Tra anni Novanta e inizio Duemila, il prodotto era conosciuto e consumato prettamente tra Campania e Lazio. Negli ultimi quindici anni, con la Grande Distribuzione Organizzata, l’Annurca si può facilmente trovare ovunque. Questa varietà, infatti, ha vissuto e continua a vivere una grande espansione, anche grazie ai cambiamenti che hanno interessato il consumo di ortofrutta. A differenza del passato, oggi i consumatori sono più consapevoli: guardano le etichette, si informano. Questo fattore ha influenzato tantissimo il mercato della Annurca, perché questa varietà – pur essendo rustica – è un prodotto italiano, certificato e di qualità. La Melannurca campana non ha un gusto neutro: può piacere come può non piacere. Ma le sue qualità sono ormai riconosciute e, pur non esprimendole in modo visivo, il consumatore le conosce e le apprezza. In altri termini: la Annurca non è una mela bella, ma è buona e le sue qualità ne sono la dimostrazione. La conferma arriva proprio dai mercati, dove l’Annurca è tuttora in fase di forte crescita. Basti pensare che la campagna termina con 40-50 giorni di anticipo e per soddisfare pienamente la richiesta del mercato avremmo ancora a disposizione praticamente più di un mese. D’altronde l’essere umano mangia con la bocca, non solo con gli occhi.


Vista la domanda crescente, si può allora ipotizzare l’impianto dell’Annurca anche in areali diversi?

A differenza di altre varietà, la Melannurca richiede una gestione e delle tecniche agronomiche che sono proprie del territorio campano. La stessa fase di arrossamento porta a determinati risultati, perché favorita dalle specifiche condizioni climatiche dell’areale casertano. Spostandosi al Nord, per esempio, non si avrebbero gli stessi risultati. Nel mese di novembre, quando le mele vengono distese sui melai, nelle aree settentrionali il rischio di avere gelate è infatti decisamente elevato e porterebbe alla distruzione della produzione.
Come già sottolineato, la Melannurca è l’emblema della vocazione di un prodotto al territorio: la sua qualità e la sua produzione non possono prescindere dalla sua terra d’origine.

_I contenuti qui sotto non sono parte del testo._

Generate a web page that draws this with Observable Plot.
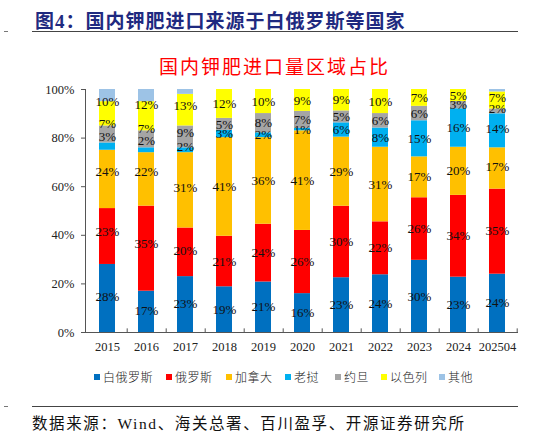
<!DOCTYPE html>
<html>
<head>
<meta charset="utf-8">
<script src="https://cdn.jsdelivr.net/npm/d3@7"></script>
<script src="https://cdn.jsdelivr.net/npm/@observablehq/plot@0.6"></script>
<style>
  body { margin: 0; width: 549px; height: 436px; position: relative; background: #fff; overflow: hidden;
         font-family: 'Liberation Serif', 'Noto Sans CJK SC', serif; }
  .abs { position: absolute; }
  #title { left: 35px; top: 6px; font-size: 19px; font-weight: bold; color: #1f2a80; letter-spacing: 1px;
           font-family: 'Liberation Serif', 'Noto Sans CJK SC', serif; white-space: nowrap; }
  .hr { left: 32px; width: 486px; height: 0; border-top: 1px solid #444; }
  .dash { left: 4px; width: 4px; height: 0; border-top: 1px solid #777; }
  #subtitle { left: 0; width: 549px; top: 52px; text-align: center; font-size: 19px; color: #ff0000;
              letter-spacing: 2px; font-family: 'Noto Sans CJK SC', sans-serif; font-weight: 400; }
  #chart { left: 0; top: 78px; }
  #legend { left: 0; top: 368px; width: 549px; height: 20px; font-size: 12px; letter-spacing: 0.5px;
            font-family: 'Noto Sans CJK SC', sans-serif; font-weight: 300; color: #222; }
  #legend div { position: absolute; top: 0; white-space: nowrap; }
  #legend span.sw { display: inline-block; width: 6px; height: 6px; margin-right: 3px; vertical-align: 2px; }
  #source { left: 32px; top: 411px; font-size: 15.5px; color: #111; white-space: nowrap; letter-spacing: 1.6px; }
</style>
</head>
<body>
<div id="title" class="abs">图4：国内钾肥进口来源于白俄罗斯等国家</div>
<div class="abs hr" style="top:31px"></div>
<div class="abs dash" style="top:31px"></div>
<div id="subtitle" class="abs">国内钾肥进口量区域占比</div>
<div id="chart" class="abs"></div>
<div id="legend" class="abs"></div>
<div class="abs hr" style="top:406px"></div>
<div class="abs dash" style="top:406px"></div>
<div id="source" class="abs">数据来源：Wind、海关总署、百川盈孚、开源证券研究所</div>
<script>
const years = ['2015', '2016', '2017', '2018', '2019', '2020', '2021', '2022', '2023', '2024', '202504']
const sources = ['白俄罗斯', '俄罗斯', '加拿大', '老挝', '约旦', '以色列', '其他']
const colors = ['#0070c0', '#ff0000', '#ffc000', '#00b0f0', '#a5a5a5', '#ffff00', '#9dc3e6']

// 各来源占比（%）
const belarus = [28, 17, 23, 19, 21, 16, 23, 24, 30, 23, 24]
const russia  = [23, 35, 20, 21, 24, 26, 30, 22, 26, 34, 35]
const canada  = [24, 22, 31, 41, 36, 41, 29, 31, 17, 20, 17]
const laos    = [3, 2, 2, 3, 2, 1, 6, 8, 15, 16, 14]
const jordan  = [7, 7, 9, 5, 8, 7, 5, 6, 6, 3, 2]
const israel  = [10, 12, 13, 12, 10, 9, 9, 10, 7, 5, 7]
const other   = [5, 5, 2, 0, 0, 0, 0, 0, 0, 0, 1]

const series = [belarus, russia, canada, laos, jordan, israel, other]

const data = []
series.forEach((vals, i) => {
  vals.forEach((v, j) => data.push({year: years[j], source: sources[i], value: v}))
})

const stackOpts = {x: 'year', y: 'value', z: 'source', order: sources, offset: 'normalize'}

let chart = Plot.plot({
  width: 549,
  height: 283,
  marginLeft: 85,
  marginRight: 31,
  marginTop: 11,
  marginBottom: 29,
  style: {fontFamily: "'Liberation Serif', 'Times New Roman', serif", fontSize: '12.5px', color: '#222'},
  x: {domain: years, paddingInner: 0.6, paddingOuter: 0.3, label: null},
  y: {domain: [0, 1], label: null},
  color: {domain: sources, range: colors},
  marks: [
    Plot.barY(data, Plot.stackY({...stackOpts, fill: 'source'})),
    Plot.text(data, Plot.stackY({
      ...stackOpts,
      text: d => d.value + '%',
      filter: d => d.source !== '其他' && d.value > 0,
      fill: '#111',
      fontSize: 13
    })),
    Plot.axisY({ticks: [0, 0.2, 0.4, 0.6, 0.8, 1], tickFormat: d3.format('.0%'),
      tickSize: 4, tickPadding: 7, stroke: '#555', fontSize: 12.5, label: null}),
    Plot.axisX({tickSize: 0, tickPadding: 10, fontSize: 12.5, label: null}),
    Plot.frame({anchor: 'left', stroke: '#555'}),
    Plot.ruleY([0], {stroke: '#555'}),
    // separadores de categoría en el eje x
    Plot.ruleX(years, {x: d => d, y1: 0, y2: 0.015, dx: 19.7, stroke: '#555'})
  ]
})

d3.select('#chart').append(() => chart)

// posiciones horizontales de la leyenda (px)
const legendX = [94, 166, 226, 285, 335, 381, 439]
const legend = d3.select('#legend')
sources.forEach((s, i) => {
  const item = legend.append('div').style('left', legendX[i] + 'px')
  item.append('span').attr('class', 'sw').style('background', colors[i])
  item.append('span').text(s)
})
</script>
</body>
</html>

Persino produrre questa varietà in altre zone delle stessa Campania non darebbe gli stessi risultati. Insomma, se dici Annurca dici Caserta.

Mele distese su melai per completare l'arrossamento, procedimento che favorisce l'aumento delle proprietà organolettiche del frutto


Quali sono allora le prospettive future? A livello di consorzio, ci sono progetti in cantiere per una nuova promozione di questo frutto?

Come consorzio siamo abituati a promuovere il frutto nel corso di fiere ed eventi, oltre che tramite pubblicità. Però questo resta secondario: per noi la pubblicità più importante è quella basata sul frutto stesso e sulle sue caratteristiche organolettiche. Motivo per cui diamo particolare risonanza agli studi che vengono svolti da parte di enti di ricerca, presentati a livello internazionale. Per fare un esempio ci sono delle ricerche promosse dall’Università Federico II di Napoli, alcune delle quali sono state presentate negli Stati Uniti. Il nostro obiettivo è quindi far conoscere il frutto attraverso fatti concreti: una promozione che parte dalla Melannurca campana e delle qualità che possiede o che ancora dobbiamo scoprire. Il tutto per poter poi rispondere al meglio alle esigenze del mercato attuale, dove l’aspetto estetico non rappresenta più un fattore primario, ma uno dei tanti tasselli da considerare per soddisfare a pieno il palato e le richieste dei consumatori di oggi.